» **AIM OF THE EXERCISE**: From the records below, print only the part that opens with the line containing "Emit a web page" and closes with the line containing "niguabo, maibio, empresa];"; omit the pictures.

» **INPUT MATERIAL**:
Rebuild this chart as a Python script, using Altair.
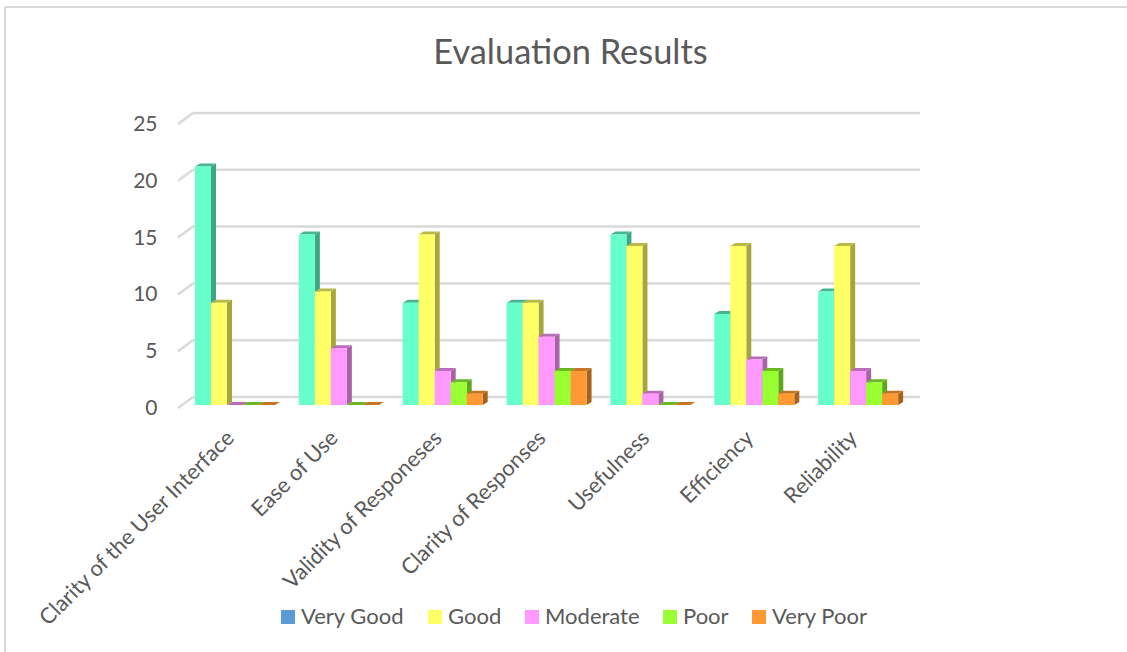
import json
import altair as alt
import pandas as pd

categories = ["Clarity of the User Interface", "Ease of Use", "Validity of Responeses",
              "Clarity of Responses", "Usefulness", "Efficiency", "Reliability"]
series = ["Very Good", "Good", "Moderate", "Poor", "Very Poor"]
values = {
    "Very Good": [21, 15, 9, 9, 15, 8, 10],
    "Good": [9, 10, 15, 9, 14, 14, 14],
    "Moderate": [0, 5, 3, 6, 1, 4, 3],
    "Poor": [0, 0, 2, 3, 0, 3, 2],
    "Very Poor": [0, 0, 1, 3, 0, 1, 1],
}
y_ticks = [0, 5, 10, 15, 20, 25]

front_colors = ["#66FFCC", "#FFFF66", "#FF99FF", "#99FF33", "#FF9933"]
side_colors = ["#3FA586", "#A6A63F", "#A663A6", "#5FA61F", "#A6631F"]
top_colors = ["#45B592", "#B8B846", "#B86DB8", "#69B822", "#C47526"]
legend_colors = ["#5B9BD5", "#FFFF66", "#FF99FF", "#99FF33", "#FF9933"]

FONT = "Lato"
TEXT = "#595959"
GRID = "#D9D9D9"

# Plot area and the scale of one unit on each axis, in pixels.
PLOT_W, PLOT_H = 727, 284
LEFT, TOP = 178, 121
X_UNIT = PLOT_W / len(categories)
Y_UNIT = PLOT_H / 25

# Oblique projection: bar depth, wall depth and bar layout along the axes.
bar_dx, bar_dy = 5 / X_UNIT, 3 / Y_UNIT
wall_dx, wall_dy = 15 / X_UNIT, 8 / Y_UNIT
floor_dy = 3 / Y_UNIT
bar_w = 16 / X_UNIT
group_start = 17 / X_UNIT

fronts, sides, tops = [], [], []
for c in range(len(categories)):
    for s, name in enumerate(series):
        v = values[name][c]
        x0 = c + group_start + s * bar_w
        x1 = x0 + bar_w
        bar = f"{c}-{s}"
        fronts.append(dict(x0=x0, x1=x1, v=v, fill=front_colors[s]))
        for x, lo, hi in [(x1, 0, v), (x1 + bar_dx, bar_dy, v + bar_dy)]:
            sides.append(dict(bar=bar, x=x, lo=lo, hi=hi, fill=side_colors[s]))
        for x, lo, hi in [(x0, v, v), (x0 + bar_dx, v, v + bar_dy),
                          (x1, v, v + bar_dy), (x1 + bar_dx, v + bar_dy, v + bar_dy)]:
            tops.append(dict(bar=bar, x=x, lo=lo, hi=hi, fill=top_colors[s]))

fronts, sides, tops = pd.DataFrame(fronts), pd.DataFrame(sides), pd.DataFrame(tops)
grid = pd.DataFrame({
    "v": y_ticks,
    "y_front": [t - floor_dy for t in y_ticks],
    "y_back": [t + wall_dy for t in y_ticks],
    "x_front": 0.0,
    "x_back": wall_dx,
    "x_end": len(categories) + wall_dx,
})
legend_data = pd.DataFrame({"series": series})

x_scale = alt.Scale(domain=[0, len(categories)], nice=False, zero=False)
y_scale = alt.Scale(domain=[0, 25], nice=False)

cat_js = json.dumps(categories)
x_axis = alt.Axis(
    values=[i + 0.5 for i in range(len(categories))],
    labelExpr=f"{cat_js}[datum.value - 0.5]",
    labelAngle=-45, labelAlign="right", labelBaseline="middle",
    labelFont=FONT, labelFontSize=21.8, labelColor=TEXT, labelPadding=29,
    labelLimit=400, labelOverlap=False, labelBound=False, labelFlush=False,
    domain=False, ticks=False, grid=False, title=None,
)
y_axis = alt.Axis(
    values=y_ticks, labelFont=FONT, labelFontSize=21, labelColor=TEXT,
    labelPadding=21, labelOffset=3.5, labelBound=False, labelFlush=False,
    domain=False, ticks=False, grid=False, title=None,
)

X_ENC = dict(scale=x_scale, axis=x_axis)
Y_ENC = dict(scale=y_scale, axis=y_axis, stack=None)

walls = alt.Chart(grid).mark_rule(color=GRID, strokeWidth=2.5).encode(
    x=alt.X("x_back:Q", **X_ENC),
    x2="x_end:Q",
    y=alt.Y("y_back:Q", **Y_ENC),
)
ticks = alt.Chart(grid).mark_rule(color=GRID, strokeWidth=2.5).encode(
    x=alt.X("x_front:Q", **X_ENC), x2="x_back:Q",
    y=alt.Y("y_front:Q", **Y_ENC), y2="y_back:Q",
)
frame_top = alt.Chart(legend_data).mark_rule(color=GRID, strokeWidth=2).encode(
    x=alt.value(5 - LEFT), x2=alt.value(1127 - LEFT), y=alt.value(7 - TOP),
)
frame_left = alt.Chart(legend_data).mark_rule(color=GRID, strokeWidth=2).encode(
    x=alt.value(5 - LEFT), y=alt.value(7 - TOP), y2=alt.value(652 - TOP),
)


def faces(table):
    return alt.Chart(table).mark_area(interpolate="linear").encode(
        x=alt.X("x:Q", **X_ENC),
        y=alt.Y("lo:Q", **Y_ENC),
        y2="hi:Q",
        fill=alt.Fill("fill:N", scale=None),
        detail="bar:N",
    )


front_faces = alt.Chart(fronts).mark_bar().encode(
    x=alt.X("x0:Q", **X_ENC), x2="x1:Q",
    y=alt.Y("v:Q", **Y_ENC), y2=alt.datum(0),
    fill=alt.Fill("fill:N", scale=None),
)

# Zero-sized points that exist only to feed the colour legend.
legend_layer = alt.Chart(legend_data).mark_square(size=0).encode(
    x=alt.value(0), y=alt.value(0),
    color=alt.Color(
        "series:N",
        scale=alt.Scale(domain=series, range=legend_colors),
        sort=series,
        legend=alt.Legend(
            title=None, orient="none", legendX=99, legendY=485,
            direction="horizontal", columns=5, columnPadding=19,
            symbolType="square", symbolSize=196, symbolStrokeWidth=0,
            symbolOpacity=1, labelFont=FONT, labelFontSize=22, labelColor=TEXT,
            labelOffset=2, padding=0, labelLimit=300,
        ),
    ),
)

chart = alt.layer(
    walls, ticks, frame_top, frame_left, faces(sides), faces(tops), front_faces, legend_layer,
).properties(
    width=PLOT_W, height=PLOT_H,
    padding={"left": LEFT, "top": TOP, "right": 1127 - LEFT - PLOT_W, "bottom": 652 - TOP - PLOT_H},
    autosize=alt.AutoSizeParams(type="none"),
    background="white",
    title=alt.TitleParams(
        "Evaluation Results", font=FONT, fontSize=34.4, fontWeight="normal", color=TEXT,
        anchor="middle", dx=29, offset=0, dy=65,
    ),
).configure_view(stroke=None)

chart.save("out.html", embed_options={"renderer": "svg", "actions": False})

...

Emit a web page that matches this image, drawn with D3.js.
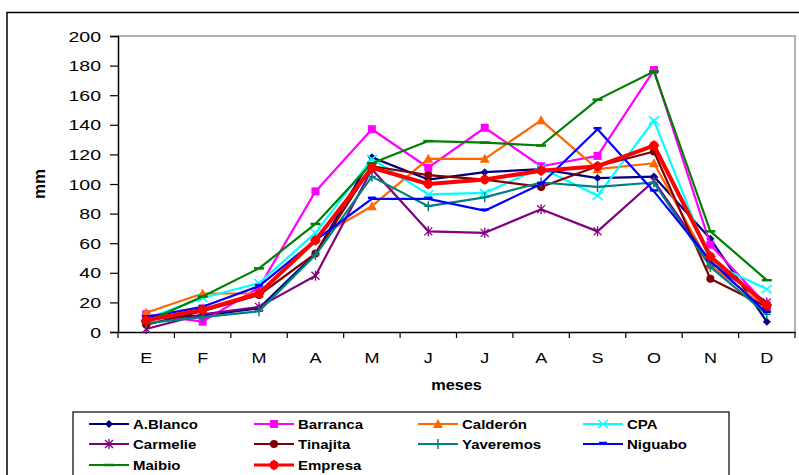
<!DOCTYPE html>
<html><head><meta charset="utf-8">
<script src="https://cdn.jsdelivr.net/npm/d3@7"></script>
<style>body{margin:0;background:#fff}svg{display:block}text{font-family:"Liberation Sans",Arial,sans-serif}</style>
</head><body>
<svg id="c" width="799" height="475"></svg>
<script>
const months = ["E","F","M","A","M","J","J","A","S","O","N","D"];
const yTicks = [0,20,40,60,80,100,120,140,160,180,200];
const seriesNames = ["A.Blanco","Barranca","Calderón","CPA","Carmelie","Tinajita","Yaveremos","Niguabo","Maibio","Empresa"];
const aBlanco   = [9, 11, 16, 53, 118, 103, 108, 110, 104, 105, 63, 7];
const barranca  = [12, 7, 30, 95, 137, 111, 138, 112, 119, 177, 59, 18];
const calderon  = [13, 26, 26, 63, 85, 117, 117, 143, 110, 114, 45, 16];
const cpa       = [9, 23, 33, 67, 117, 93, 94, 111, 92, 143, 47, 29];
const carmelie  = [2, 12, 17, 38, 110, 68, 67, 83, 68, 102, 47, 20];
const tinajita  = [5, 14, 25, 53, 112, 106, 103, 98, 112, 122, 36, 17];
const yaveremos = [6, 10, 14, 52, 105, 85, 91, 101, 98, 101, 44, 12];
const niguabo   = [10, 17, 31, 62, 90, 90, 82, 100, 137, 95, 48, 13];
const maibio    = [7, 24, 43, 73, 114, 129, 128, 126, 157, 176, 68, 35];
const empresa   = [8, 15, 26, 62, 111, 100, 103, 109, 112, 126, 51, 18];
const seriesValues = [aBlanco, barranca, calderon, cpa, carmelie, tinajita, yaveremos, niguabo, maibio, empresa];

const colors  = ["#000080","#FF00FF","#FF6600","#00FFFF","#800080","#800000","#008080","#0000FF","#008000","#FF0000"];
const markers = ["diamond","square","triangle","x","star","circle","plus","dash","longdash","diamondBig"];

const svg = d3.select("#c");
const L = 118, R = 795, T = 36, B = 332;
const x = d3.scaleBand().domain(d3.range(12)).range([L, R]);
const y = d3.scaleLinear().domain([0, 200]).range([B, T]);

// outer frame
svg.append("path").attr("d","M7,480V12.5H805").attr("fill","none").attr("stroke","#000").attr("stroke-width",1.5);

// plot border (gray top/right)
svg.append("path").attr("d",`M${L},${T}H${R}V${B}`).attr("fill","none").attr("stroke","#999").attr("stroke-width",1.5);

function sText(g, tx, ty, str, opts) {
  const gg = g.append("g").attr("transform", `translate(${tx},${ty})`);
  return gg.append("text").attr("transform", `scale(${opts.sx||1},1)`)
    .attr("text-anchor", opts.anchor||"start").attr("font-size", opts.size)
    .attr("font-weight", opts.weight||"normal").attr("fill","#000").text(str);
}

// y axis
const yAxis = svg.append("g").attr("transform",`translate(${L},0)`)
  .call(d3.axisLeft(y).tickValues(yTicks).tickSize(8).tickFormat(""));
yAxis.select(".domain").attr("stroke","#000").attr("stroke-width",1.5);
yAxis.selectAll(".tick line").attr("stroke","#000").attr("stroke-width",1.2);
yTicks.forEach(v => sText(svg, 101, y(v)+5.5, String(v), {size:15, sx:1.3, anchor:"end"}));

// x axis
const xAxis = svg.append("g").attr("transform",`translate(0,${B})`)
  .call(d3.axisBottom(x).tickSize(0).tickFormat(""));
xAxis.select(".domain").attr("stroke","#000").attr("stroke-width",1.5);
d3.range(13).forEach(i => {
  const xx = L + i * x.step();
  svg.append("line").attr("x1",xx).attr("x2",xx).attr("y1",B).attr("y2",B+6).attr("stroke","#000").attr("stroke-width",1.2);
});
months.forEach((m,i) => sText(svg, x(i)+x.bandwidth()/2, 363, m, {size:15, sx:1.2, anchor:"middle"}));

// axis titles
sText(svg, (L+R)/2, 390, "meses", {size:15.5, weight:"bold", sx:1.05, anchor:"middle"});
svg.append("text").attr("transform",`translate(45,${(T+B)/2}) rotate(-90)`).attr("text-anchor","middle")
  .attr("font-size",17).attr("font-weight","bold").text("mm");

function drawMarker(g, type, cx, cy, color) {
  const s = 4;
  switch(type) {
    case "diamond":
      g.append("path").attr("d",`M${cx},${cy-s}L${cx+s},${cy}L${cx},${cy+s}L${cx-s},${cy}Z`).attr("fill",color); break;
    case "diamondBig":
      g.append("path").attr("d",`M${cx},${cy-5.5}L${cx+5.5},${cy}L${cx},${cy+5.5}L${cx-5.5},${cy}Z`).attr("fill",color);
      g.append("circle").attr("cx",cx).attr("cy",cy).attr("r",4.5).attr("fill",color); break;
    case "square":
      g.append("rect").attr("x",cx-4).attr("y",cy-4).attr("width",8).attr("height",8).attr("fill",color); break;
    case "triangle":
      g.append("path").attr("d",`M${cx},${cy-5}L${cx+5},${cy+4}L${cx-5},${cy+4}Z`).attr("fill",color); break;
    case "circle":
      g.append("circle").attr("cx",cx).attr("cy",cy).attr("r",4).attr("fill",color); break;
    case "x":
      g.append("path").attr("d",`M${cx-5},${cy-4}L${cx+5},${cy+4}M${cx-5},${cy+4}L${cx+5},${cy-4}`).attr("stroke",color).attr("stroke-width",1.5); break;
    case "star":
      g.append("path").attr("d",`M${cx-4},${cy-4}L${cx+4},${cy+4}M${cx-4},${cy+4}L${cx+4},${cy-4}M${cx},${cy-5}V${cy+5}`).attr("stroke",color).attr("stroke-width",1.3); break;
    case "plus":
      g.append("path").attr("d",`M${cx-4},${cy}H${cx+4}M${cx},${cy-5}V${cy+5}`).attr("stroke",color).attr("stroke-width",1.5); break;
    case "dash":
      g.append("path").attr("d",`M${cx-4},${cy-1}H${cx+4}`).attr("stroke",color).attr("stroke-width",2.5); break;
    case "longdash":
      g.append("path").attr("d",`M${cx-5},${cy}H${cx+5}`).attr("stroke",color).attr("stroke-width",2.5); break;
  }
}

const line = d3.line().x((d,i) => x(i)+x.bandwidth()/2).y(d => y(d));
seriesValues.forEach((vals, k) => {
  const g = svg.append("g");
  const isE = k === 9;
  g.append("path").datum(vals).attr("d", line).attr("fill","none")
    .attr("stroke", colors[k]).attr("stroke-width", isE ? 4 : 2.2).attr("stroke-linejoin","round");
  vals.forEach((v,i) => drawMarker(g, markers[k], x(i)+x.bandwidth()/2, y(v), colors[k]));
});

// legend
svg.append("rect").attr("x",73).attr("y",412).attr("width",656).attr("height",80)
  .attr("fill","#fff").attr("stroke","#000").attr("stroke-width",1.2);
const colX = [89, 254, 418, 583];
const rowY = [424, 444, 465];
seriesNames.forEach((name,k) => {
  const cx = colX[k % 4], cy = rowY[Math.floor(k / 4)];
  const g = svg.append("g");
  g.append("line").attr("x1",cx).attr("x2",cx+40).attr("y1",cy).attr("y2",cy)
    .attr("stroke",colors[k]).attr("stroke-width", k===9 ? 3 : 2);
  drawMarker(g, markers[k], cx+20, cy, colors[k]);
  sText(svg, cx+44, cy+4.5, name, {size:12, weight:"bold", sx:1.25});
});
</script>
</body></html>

» **REPLY**:
Emit a web page that matches this image, drawn with D3.js.
<!DOCTYPE html>
<html><head><meta charset="utf-8">
<script src="https://cdn.jsdelivr.net/npm/d3@7"></script>
<style>body{margin:0;background:#fff}svg{display:block}text{font-family:"Liberation Sans",Arial,sans-serif}</style>
</head><body>
<svg id="c" width="799" height="475"></svg>
<script>
const months = ["E","F","M","A","M","J","J","A","S","O","N","D"];
const yTicks = [0,20,40,60,80,100,120,140,160,180,200];
const seriesNames = ["A.Blanco","Barranca","Calderón","CPA","Carmelie","Tinajita","Yaveremos","Niguabo","Maibio","Empresa"];
const aBlanco   = [9, 11, 16, 53, 118, 103, 108, 110, 104, 105, 63, 7];
const barranca  = [12, 7, 30, 95, 137, 111, 138, 112, 119, 177, 59, 18];
const calderon  = [13, 26, 26, 63, 85, 117, 117, 143, 110, 114, 45, 16];
const cpa       = [9, 23, 33, 67, 117, 93, 94, 111, 92, 143, 47, 29];
const carmelie  = [2, 12, 17, 38, 110, 68, 67, 83, 68, 102, 47, 20];
const tinajita  = [5, 14, 25, 53, 112, 106, 103, 98, 112, 122, 36, 17];
const yaveremos = [6, 10, 14, 52, 105, 85, 91, 101, 98, 101, 44, 12];
const niguabo   = [10, 17, 31, 62, 90, 90, 82, 100, 137, 95, 48, 13];
const maibio    = [7, 24, 43, 73, 114, 129, 128, 126, 157, 176, 68, 35];
const empresa   = [8, 15, 26, 62, 111, 100, 103, 109, 112, 126, 51, 18];
const seriesValues = [aBlanco, barranca, calderon, cpa, carmelie, tinajita, yaveremos, niguabo, maibio, empresa];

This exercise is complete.